Si les nouveaux modes d’organisation ont fonctionné, c’est que les salariés étaient déjà bien rodés dans leurs fonctions et avaient l’habitude du rythme de l’entreprise. La réunion de planning hebdomadaire a pu se dérouler en ligne ; les discussions au sein des équipes ont eu lieu sur Slack ou WhatsApp. Les cadres dirigeants connaissaient les forces et les faiblesses de chacun des membres du personnel et donc ceux qu’il fallait secouer ou laisser tranquilles.

Restaurer l’esprit collectif

Au fil du temps, cependant, cette cohérence pourrait se dégrader. Les cadres dirigeants et le personnel seront confrontés à de nouveaux problèmes et devront mettre au point des méthodes pour y remédier. De nouvelles recrues se joindront aux effectifs et le personnel déjà en place sera transféré vers de nouveaux postes. Les connaissances accumulées deviendront moins utiles. D’autres façons de travailler devront être inventées, ce qui pourrait nécessiter une coopération plus étroite que celle possible par un lien vidéo.

La productivité dépend aussi en partie d’heureux hasards, d’une discussion fortuite avec une personne qui ne fait pas partie de votre équipe. Les moments comme ceux qui surviennent près de la fontaine à eau ont moins de chance de survenir quand les gens travaillent chez eux. Les salariés risquent de commencer à entretenir des relations uniquement avec ceux qui appartiennent à leur équipe immédiate ou à leur groupe de messagerie. L’équipe des ventes peut perdre le contact avec celle chargée de la conception des produits, par exemple. A terme, cela pourrait affaiblir les réseaux dont dépend la santé de l’entreprise.

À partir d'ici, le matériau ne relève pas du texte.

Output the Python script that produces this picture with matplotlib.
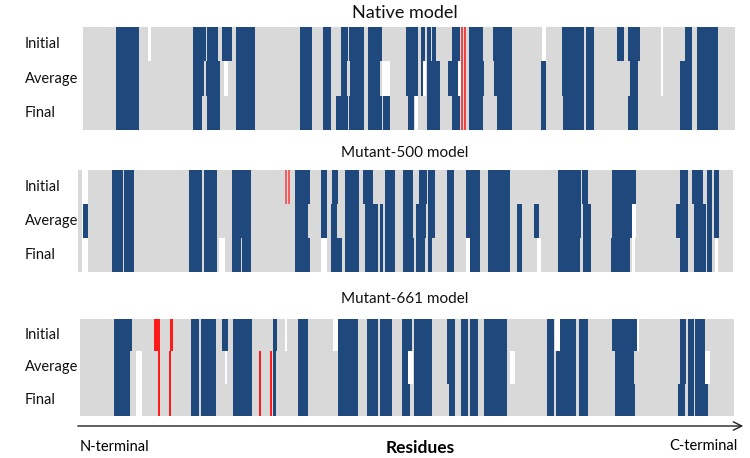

Voilà pourquoi les entreprises passeront 2021 à essayer de rétablir l’esprit collectif. Même si les salariés ne reviennent pas à plein temps au bureau, on leur demandera probablement d’y être présents au moins un jour ou deux par semaine. Quand cela arrivera, ils seront incités à rencontrer les personnes en dehors de leur hiérarchie immédiate, pour empêcher que l’entreprise ne devienne un combat entre ” nous ” et ” eux “.

Tout cela pourrait donner lieu à des journées de cohésion des équipes en mode distanciation sociale, pour abattre les barrières entre différents services. Prendre un verre ensemble sur Zoom est déjà devenu une pratique courante, mais certains employeurs ont fait parvenir à leurs salariés du vin ou de la bière pour encourager leur participation. Parmi les autres événements organisés figurent des quiz, des karaokés en ligne et des chasses au trésor, auxquelles participent les salariés pour trouver des objets dans leur propre logement. Les entreprises réaliseront des enquêtes auprès de leurs salariés pour vérifier s’ils ont le moral. Les services des ressources humaines devront mettre les bouchées doubles, sans limiter leur rôle à des interventions d’urgence pour régler les relations problématiques.

Le grand risque, à moyen terme, est l’émergence de deux cultures, comme cela s’est produit dans l’économie des petits boulots, où les effectifs sont divisés entre un petit nombre de salariés constituant le personnel de base et un plus grand nombre de contractuels ou de travailleurs occasionnels. La pandémie pourrait créer une autre division, avec d’un côté les travailleurs établis, plus âgés, qui restent chez eux, et de l’autre, les jeunes qui, alors qu’ils vont au bureau, ont moins d’occasions d’entrer en contact avec des collègues, de constituer des réseaux professionnels et de grimper dans la hiérarchie. Instaurer un esprit d’équipe sera plus difficile qu’avant – quelles que soient les belles formules employées par la direction.